In 2001, at a meeting of the Evacuees Property Trust Board, the government decided to spend Rs37 million in renovating the Sikh religious sites in the country. The refurbished Gurdwara Dera Sahib has cost an estimated Rs9.5 million. “The laying of the turf tiles, landscaping and construction of additional rooms and latrines for Sikh Yatrees are all part of the efforts put in by the Pakistan Gurdwara Parbandhak Committee,” explains Azhar. An additional Rs15.8 million is spent on the rebuilding of sites at the Nankana Sahib and Rs11.5 million on the construction of a new Langar Khana and other necessary developmental work at the Gurdwara Punja Sahib in Hassanabdal.
Covering an area of three-and-a-half acres, the dome of Gurdwara Dera Sahib, overlaid in gold, can be viewed from several rooftops of the walled city. Within the premises lay site where Guru Arjan Devji was martyred on May 30 AD1606. At that time, the river Ravi ran right through the area now covered by Dera Sahib. Since then the river has changed course and now runs one-and-a-half kilometres off there. The Shaeedi Asthan, place where Guru Arjan Devji was last seen taking a plunge into the river Ravi and not re-emerging, was first built in 1619 and was completed during the reign of Maharaja Ranjeet Singh (1780-1839).
At the time of partition, it became a victim of religious hatred and intolerance. A day or two before Independence (probably August 13, 1947) Maulana Zafar Ali Khan wrote in the daily edition of his newspaper, the Zamindar, “........one of the numerous places of non-Muslim worship which had been burned in Lahore. Baoli Sahib, Gurdwara Chaumala Sahib and others had been burned before. Even the famous Dehra Sahib, held in highest sanctity by the Sikhs as being the place of martydom of Sri Guru Arjan Dev, fifth Guru of the Sikhs, was attacked. The Sikh guards and priests of this Gurdwara were mostly killed.
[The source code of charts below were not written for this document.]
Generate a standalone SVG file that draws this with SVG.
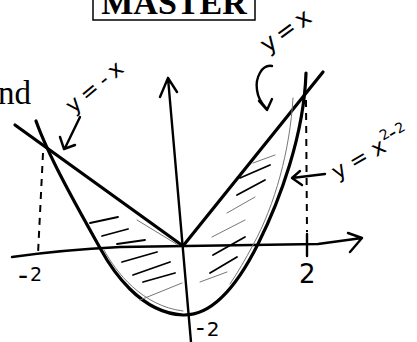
<svg xmlns="http://www.w3.org/2000/svg" width="417" height="342" viewBox="0 0 417 342">
<style>
.ink{fill:none;stroke:#000;stroke-linecap:round;stroke-linejoin:round}
.thick{stroke-width:3.2}
.med{stroke-width:2.4}
.hatch{stroke-width:1.8}
.thin{fill:none;stroke:#777;stroke-width:1;stroke-linecap:round}
.dash{fill:none;stroke:#000;stroke-width:2;stroke-dasharray:7 6}
.hand{font-family:"DejaVu Sans",sans-serif;fill:#000}
.serif{font-family:"Liberation Serif","Times New Roman",serif;fill:#000}
</style>
<rect width="417" height="342" fill="#fff"/>
<g id="header">
<rect x="93" y="-20" width="162" height="40" fill="none" stroke="#000" stroke-width="1.5"/>
<text class="serif" x="174" y="14" font-size="34" font-weight="bold" text-anchor="middle">MASTER</text>
<text class="serif" x="31" y="104" font-size="33" text-anchor="end">nd</text>
</g>
<g id="connectors">
<path id="x-axis" class="ink med" d="M12,257 C40,253 80,249 120,247 L318,244 L362,238 M348,233 L362,238 L350,252"/>
<path id="y-axis" class="ink med" d="M191,342 L168,78 M160,97 L168,78 L177,92"/>
<path id="line-neg" class="ink thick" d="M15,125 L183,246"/>
<path id="line-pos" class="ink thick" d="M183,246 L323,72"/>
<path id="parabola" class="ink thick" d="M36,121 C50,160 80,212 100,248 C112,270 140,313 183,315 C215,316 240,280 258,244 C280,200 304,135 306,73"/>
<path class="thin" d="M104,250 C116,272 142,306 183,311"/>
<path class="thin" d="M293,98 C290,150 275,205 253,245 C245,260 238,272 230,284"/>
<path class="thin" d="M137,220 L178,245"/>
<path class="dash" d="M43,153 L38,254"/>
<path class="dash" d="M306,100 L307,232"/>
<path class="ink med" d="M307,234 L307,256"/>
<path id="arrow-neg" class="ink med" d="M80,117 L65,148 M60,137 L64,149 L75,145"/>
<path id="arrow-pos" class="ink med" d="M272,66 C262,64 255,78 257,90 C258,98 262,104 266,108 M259,101 L267,110 L272,99"/>
<path id="arrow-par" class="ink med" d="M325,174 L292,178 M300,171 L292,178 L302,185"/>
</g>
<g id="hatching">
<path class="ink hatch" d="M90,223 L118,217 M102,236 L128,229 M117,244 L145,240 M122,262 L157,252 M133,275 L170,262 M143,282 L175,273"/>
<path class="ink hatch" d="M240,178 L270,165 M237,195 L265,180 M213,255 L245,237 M210,273 L237,257"/>
<path class="thin" d="M140,300 L182,283 M253,163 L275,155 M227,213 L255,197 M212,237 L245,220 M200,282 L227,272"/>
</g>
<g id="labels">
<text class="hand" x="101" y="91" font-size="22" letter-spacing="5" text-anchor="middle" transform="rotate(-40 101 91)">y=-x</text>
<text class="hand" x="292" y="36" font-size="24" letter-spacing="4" text-anchor="middle" transform="rotate(-36 292 36)">y=x</text>
<text class="hand" x="337" y="180" font-size="22" transform="rotate(-30 337 180)">y = x<tspan font-size="14" dx="1" dy="-11">2</tspan><tspan dx="-1" dy="5">-</tspan><tspan font-size="14" dx="1" dy="-3">2</tspan></text>
<text class="hand" x="18" y="285" font-size="19"><tspan font-size="28">-</tspan><tspan dx="2" dy="-4">2</tspan></text>
<text class="hand" x="196" y="336" font-size="20"><tspan font-size="24">-</tspan><tspan dx="2">2</tspan></text>
<text class="hand" x="299" y="283" font-size="26">2</text>
</g>
</svg>
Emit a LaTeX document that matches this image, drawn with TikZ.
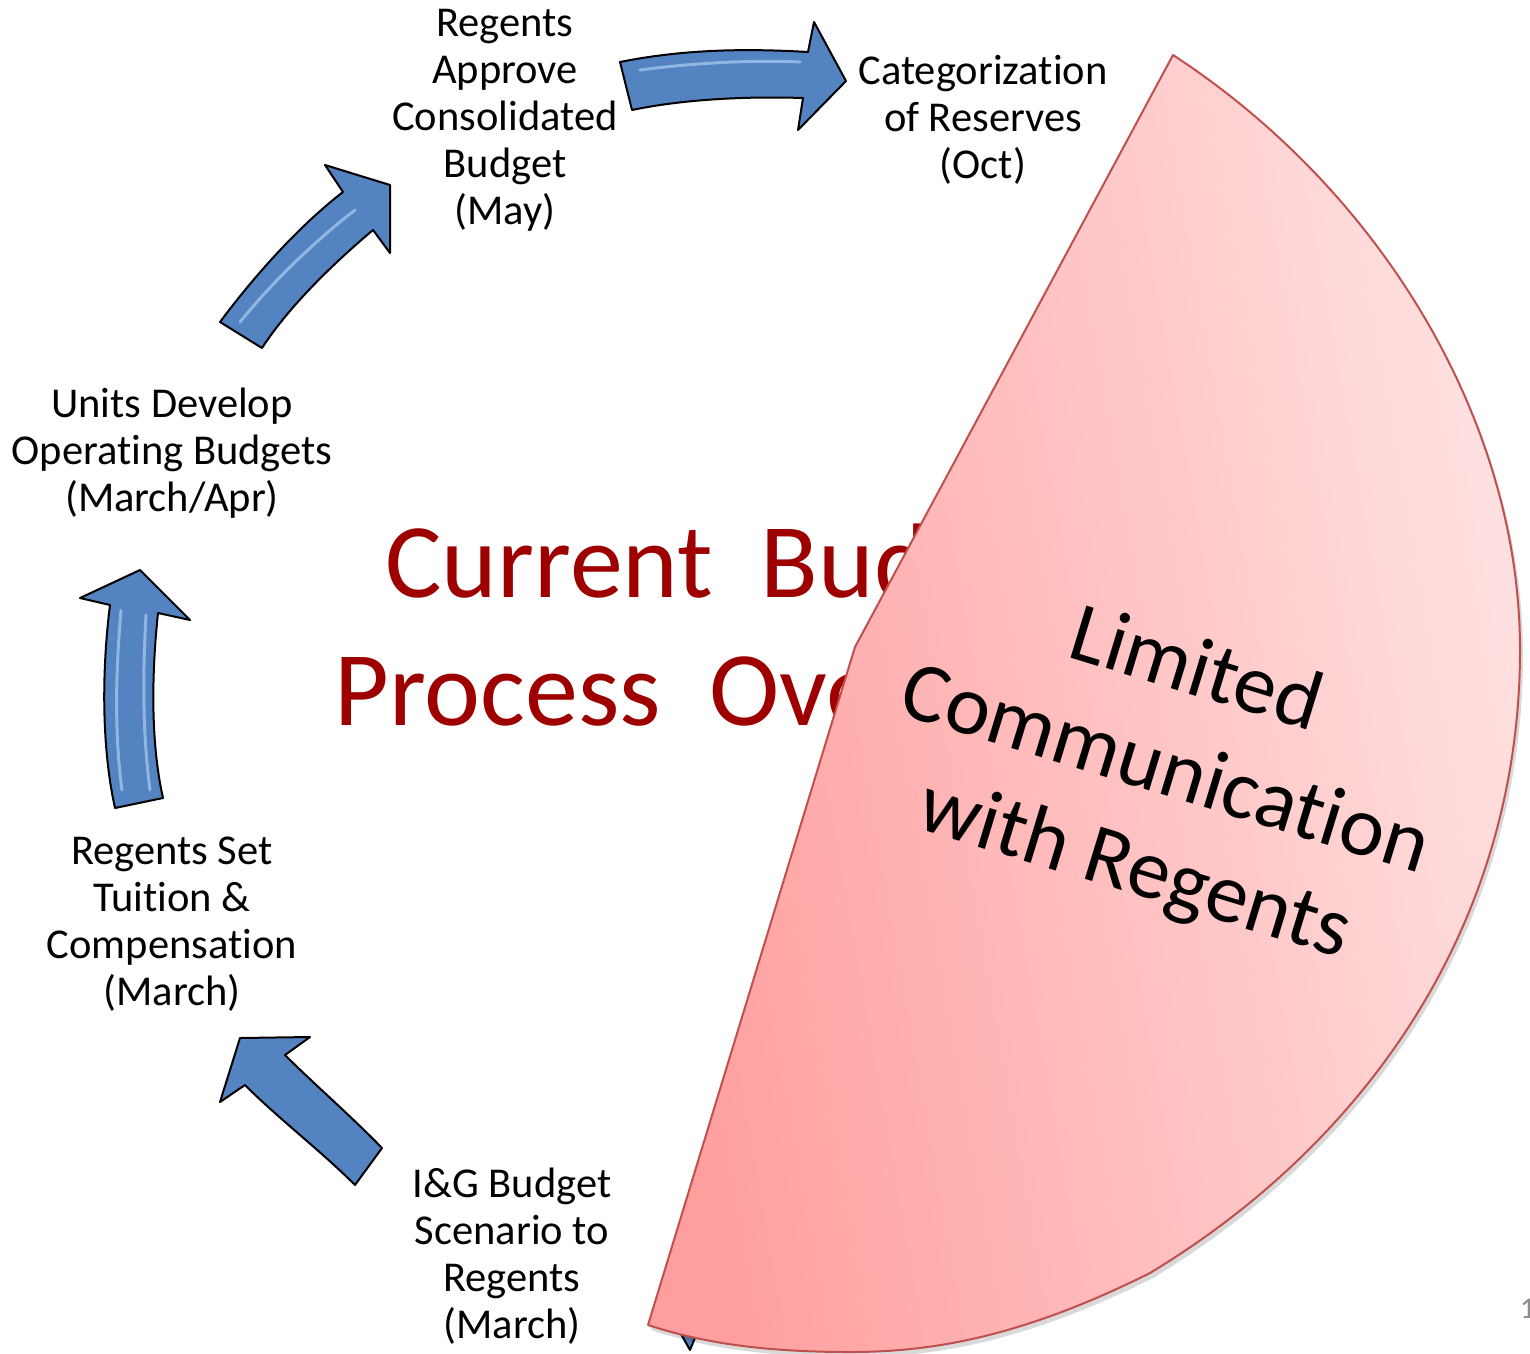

Such money and valuables as were there, were looted by the Muslim police and military stationed in the Lahore Fort which is at a distance of a few yards from the Gurdwara......”
But now, the Dera Sahib is in a fine condition to let the Sikh yatrees pray at the venerable sites of the Darbar Sahib, Thara Sahib, Baoli Sahib and eat at the Langar Hall of the Guru. “They will also visit the samadh (burial place) of Maharaja Ranjeet Singh and his two sons Kharak and Naunehal Singh who are all buried here,” says Azhar.